Task requirements: From the listing below, restate word for word the lines from the line containing "Rebuild this chart" down through the line containing "Chart.register(...registerables);". Exclude pictures.

Supplied information:

+---+

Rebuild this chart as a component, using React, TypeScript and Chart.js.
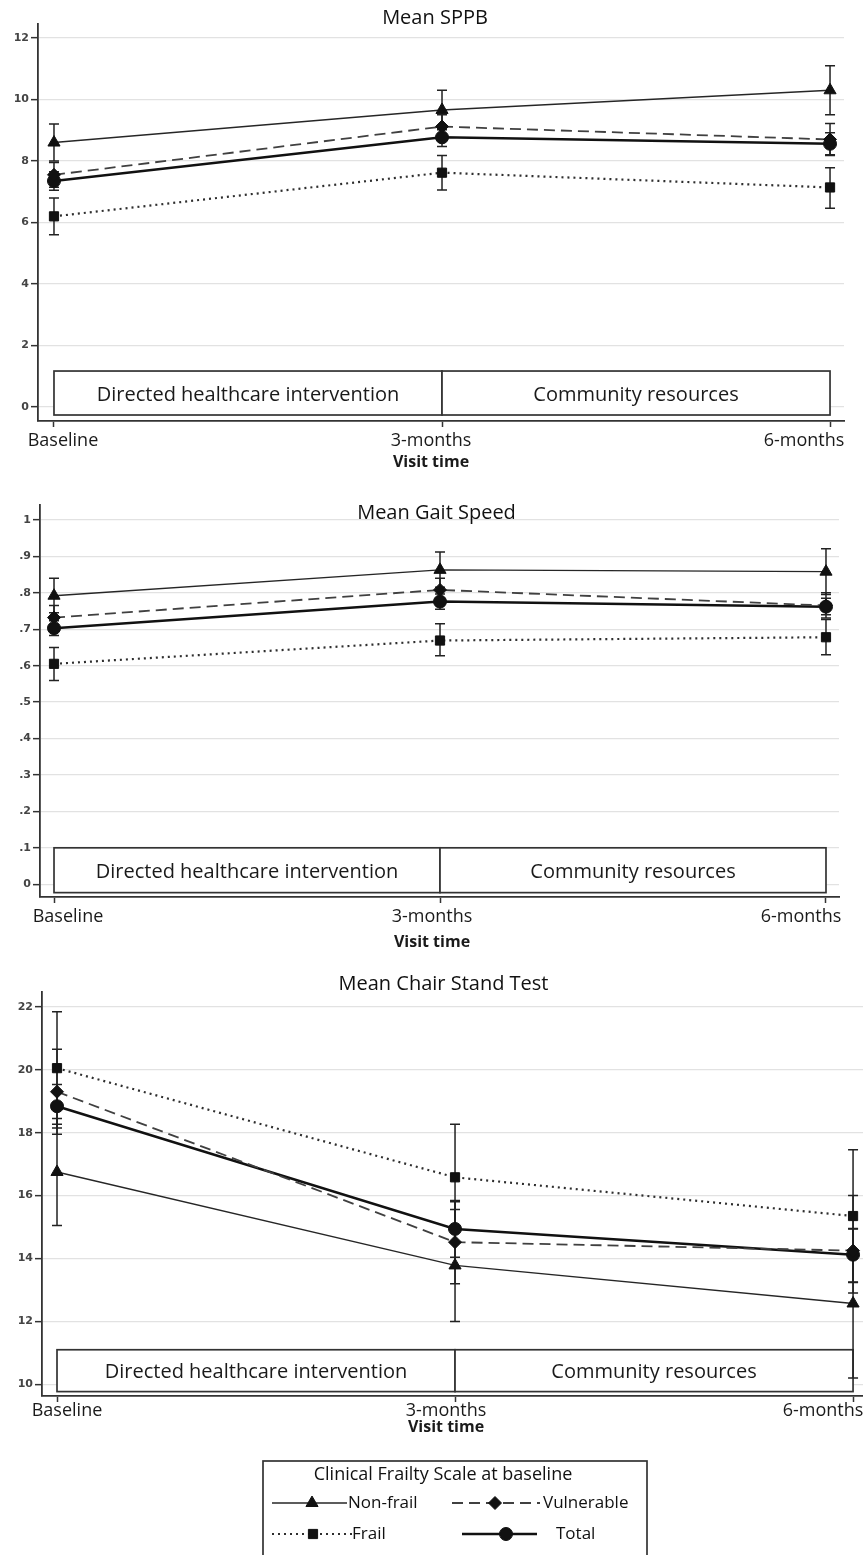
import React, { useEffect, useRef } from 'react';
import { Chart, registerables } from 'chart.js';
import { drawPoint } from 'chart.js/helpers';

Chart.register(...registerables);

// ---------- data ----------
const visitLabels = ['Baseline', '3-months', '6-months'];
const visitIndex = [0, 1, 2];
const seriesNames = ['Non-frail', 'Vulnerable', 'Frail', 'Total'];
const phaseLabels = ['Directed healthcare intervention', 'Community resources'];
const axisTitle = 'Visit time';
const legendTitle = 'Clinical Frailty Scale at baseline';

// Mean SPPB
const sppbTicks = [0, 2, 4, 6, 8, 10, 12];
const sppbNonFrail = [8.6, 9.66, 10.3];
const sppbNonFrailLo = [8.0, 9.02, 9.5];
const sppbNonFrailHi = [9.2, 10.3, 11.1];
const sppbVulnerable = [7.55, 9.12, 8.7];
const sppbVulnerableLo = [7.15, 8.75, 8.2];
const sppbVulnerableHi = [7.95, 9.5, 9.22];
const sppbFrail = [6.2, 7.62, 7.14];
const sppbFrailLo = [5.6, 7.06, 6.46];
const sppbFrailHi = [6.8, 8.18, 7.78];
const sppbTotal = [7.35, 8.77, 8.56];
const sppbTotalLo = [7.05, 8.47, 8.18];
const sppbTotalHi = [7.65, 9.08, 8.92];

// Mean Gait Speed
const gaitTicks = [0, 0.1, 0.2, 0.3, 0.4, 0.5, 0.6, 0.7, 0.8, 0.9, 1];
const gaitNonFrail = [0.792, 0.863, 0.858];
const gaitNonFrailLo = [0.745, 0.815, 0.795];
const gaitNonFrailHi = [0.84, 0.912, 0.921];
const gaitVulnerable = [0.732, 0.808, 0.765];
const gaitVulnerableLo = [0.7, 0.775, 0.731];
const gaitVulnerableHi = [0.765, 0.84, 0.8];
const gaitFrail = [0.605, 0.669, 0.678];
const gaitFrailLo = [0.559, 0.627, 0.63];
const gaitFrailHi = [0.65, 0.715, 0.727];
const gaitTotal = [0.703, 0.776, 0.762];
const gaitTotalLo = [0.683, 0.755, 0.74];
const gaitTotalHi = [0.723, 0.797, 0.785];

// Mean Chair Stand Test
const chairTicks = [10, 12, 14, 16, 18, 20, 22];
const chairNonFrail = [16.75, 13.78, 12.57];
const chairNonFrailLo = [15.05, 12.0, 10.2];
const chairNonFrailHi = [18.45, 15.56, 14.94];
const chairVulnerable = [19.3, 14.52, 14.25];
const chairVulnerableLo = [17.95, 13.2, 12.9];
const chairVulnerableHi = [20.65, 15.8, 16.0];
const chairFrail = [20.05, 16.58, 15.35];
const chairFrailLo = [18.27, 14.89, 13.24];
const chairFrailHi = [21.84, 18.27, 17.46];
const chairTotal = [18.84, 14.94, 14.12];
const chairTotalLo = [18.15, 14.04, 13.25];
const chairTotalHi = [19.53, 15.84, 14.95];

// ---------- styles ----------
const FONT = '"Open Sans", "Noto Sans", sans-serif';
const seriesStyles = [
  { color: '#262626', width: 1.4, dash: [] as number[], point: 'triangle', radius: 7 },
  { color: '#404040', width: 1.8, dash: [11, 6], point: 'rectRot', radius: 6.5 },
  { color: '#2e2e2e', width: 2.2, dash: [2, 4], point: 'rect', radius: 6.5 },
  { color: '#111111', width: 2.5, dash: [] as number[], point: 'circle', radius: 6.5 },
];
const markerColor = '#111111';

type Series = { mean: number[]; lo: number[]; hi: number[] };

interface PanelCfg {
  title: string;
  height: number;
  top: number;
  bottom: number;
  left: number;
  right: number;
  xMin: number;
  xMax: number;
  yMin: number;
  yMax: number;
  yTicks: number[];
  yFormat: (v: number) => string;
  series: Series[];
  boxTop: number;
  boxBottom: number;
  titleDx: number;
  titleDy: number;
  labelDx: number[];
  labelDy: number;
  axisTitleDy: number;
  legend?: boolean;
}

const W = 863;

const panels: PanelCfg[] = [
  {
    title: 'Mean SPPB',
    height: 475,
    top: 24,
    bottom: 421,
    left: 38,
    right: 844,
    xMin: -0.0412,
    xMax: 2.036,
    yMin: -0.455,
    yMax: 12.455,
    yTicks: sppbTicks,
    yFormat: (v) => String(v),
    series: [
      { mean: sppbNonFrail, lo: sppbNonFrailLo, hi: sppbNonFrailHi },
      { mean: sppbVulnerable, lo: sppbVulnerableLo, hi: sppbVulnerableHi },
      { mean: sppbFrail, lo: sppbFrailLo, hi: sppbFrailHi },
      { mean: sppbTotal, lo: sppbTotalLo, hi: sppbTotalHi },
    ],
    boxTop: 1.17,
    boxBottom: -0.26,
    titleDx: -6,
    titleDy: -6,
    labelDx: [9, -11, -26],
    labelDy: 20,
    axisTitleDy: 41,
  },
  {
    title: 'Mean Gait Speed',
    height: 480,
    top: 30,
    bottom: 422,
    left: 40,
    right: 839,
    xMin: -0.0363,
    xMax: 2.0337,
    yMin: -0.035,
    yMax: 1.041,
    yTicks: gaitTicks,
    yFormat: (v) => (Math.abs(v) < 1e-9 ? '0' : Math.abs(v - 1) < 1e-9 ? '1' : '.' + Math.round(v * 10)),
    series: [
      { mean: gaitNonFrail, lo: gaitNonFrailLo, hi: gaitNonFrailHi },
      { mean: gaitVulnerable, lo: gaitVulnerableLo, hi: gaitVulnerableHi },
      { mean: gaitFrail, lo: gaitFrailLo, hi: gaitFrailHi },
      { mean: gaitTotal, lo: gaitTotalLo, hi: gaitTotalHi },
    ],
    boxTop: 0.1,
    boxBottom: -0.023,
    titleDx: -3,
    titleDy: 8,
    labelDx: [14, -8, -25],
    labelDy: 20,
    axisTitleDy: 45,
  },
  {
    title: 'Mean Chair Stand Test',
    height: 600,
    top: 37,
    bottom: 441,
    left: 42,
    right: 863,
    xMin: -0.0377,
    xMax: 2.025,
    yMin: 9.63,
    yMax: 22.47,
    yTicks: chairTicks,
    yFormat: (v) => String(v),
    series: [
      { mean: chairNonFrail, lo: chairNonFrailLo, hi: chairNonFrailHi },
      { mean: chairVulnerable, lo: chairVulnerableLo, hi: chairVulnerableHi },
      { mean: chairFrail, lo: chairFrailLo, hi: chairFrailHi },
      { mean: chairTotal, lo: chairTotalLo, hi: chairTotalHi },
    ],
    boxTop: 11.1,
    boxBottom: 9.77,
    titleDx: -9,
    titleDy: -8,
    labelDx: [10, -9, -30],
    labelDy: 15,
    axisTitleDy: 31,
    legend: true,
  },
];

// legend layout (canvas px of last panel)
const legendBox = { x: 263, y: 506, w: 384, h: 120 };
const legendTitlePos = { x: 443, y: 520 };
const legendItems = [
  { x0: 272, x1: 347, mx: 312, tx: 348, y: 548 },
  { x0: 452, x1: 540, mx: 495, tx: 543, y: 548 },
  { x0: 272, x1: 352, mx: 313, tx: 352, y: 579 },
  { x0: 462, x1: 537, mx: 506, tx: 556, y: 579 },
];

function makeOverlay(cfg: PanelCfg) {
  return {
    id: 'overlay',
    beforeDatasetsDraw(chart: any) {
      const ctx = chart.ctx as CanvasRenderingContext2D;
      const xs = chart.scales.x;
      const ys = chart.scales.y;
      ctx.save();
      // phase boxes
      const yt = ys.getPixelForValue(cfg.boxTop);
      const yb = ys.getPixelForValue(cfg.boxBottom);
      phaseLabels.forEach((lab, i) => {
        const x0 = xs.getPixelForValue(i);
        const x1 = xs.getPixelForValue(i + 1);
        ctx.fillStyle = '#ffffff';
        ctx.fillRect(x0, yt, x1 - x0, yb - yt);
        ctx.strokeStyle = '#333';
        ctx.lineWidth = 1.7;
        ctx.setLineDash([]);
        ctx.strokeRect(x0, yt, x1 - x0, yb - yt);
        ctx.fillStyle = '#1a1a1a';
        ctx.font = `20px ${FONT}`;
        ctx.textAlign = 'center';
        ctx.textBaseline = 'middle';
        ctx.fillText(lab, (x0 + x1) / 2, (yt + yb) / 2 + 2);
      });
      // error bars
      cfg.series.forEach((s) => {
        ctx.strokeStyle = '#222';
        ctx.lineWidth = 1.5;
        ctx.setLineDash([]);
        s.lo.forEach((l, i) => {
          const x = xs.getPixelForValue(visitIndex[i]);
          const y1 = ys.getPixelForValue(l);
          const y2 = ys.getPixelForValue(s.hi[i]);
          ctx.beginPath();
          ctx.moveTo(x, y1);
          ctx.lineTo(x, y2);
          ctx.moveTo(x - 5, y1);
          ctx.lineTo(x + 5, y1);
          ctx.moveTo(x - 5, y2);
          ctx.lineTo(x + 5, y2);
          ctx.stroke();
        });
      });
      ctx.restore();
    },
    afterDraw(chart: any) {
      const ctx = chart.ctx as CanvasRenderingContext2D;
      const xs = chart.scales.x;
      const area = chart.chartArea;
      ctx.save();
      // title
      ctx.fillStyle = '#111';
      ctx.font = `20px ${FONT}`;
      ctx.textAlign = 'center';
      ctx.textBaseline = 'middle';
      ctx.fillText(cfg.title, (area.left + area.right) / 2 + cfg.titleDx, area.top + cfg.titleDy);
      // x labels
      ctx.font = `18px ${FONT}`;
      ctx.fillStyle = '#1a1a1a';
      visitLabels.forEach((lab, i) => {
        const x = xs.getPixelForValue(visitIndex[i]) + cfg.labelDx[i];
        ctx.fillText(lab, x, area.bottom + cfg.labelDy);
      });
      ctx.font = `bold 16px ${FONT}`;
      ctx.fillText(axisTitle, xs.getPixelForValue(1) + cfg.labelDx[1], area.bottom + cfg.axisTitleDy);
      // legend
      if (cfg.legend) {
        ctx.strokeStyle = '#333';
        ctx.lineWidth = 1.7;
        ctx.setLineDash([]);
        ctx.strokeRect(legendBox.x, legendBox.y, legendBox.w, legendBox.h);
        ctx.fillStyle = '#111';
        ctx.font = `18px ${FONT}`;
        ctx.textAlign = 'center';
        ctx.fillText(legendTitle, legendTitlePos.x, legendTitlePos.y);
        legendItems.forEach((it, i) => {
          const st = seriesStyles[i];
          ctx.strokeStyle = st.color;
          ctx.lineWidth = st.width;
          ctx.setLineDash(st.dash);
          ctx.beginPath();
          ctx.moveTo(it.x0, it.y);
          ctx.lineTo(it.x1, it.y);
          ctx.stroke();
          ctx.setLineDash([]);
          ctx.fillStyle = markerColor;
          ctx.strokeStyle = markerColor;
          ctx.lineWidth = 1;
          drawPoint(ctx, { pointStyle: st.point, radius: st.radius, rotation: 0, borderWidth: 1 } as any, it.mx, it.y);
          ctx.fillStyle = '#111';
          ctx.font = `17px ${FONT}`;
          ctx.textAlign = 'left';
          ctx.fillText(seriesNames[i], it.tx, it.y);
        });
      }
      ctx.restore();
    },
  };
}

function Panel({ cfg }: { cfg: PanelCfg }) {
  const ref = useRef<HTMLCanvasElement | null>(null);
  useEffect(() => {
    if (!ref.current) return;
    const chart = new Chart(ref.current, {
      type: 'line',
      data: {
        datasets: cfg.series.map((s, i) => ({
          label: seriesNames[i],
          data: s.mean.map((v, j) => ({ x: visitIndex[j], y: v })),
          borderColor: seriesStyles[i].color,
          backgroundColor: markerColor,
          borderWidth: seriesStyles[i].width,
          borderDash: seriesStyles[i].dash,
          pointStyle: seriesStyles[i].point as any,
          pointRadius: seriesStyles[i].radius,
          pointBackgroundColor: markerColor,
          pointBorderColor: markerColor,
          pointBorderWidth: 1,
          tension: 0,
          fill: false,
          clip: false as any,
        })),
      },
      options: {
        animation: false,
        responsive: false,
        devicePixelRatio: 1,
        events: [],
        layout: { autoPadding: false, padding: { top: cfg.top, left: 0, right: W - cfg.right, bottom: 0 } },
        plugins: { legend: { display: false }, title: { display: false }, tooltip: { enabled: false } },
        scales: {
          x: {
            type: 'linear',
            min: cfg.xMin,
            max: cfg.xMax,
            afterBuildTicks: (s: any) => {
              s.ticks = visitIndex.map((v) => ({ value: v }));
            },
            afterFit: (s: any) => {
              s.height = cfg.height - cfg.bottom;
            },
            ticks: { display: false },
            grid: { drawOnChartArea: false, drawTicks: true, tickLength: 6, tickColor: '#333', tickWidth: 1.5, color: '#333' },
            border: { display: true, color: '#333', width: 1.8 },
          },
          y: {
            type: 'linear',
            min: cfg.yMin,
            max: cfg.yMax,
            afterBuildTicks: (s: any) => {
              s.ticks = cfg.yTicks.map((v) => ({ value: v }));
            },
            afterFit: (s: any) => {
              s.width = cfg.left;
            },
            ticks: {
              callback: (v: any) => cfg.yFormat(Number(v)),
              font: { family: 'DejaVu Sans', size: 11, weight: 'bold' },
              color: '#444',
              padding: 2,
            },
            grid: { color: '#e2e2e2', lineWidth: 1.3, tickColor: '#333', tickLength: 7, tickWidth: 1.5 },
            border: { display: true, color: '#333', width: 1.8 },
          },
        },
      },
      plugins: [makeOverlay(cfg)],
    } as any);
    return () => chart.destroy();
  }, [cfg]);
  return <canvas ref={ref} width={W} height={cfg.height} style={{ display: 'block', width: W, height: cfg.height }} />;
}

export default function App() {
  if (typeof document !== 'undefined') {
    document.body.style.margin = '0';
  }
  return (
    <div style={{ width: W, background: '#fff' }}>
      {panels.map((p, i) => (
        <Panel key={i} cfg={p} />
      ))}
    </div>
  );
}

+---+

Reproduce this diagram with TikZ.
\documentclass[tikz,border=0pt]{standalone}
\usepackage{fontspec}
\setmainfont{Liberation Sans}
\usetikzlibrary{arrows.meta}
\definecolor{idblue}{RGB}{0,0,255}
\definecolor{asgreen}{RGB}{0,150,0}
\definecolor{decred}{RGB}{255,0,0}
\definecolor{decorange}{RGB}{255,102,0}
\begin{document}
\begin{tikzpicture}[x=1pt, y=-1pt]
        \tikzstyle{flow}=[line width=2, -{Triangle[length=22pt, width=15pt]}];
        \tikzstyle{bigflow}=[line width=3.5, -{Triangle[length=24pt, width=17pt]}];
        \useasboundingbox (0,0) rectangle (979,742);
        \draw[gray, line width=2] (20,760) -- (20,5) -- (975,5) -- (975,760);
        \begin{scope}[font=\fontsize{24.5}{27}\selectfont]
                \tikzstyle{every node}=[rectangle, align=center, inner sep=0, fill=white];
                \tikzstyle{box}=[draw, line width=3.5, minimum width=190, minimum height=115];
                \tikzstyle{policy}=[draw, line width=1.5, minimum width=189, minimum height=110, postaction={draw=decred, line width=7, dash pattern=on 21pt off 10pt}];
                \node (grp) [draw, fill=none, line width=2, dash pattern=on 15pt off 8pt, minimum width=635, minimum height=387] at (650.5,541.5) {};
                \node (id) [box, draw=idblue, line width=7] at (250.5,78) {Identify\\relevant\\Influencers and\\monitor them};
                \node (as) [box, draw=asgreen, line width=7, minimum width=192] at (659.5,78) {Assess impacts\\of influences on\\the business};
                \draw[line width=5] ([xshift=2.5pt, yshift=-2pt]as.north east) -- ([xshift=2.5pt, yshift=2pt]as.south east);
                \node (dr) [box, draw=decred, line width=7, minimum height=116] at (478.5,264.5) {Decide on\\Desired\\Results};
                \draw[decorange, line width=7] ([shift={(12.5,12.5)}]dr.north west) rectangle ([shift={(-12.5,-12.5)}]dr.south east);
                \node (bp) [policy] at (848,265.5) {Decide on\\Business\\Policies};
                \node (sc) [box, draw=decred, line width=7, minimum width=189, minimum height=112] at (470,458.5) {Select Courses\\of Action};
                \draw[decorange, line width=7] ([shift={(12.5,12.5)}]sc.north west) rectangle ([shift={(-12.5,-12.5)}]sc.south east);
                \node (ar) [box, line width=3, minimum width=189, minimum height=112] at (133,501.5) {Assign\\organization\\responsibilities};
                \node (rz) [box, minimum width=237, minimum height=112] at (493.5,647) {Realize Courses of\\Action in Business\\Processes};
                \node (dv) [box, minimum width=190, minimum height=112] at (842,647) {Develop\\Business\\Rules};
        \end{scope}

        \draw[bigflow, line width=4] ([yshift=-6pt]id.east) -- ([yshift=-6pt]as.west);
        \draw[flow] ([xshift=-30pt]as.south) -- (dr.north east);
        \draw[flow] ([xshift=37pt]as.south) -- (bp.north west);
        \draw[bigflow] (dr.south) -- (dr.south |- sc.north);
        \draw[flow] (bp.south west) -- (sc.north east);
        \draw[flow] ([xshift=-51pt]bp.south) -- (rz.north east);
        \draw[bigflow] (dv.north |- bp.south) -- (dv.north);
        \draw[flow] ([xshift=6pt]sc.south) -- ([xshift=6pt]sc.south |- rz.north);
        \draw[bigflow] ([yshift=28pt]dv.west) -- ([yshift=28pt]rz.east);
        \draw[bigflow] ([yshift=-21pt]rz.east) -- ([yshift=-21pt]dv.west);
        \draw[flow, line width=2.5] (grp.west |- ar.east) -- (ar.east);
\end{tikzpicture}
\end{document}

+---+

Right answer:
Rebuild this chart as a component, using React, TypeScript and Chart.js.
import React, { useEffect, useRef } from 'react';
import { Chart, registerables } from 'chart.js';
import { drawPoint } from 'chart.js/helpers';

Chart.register(...registerables);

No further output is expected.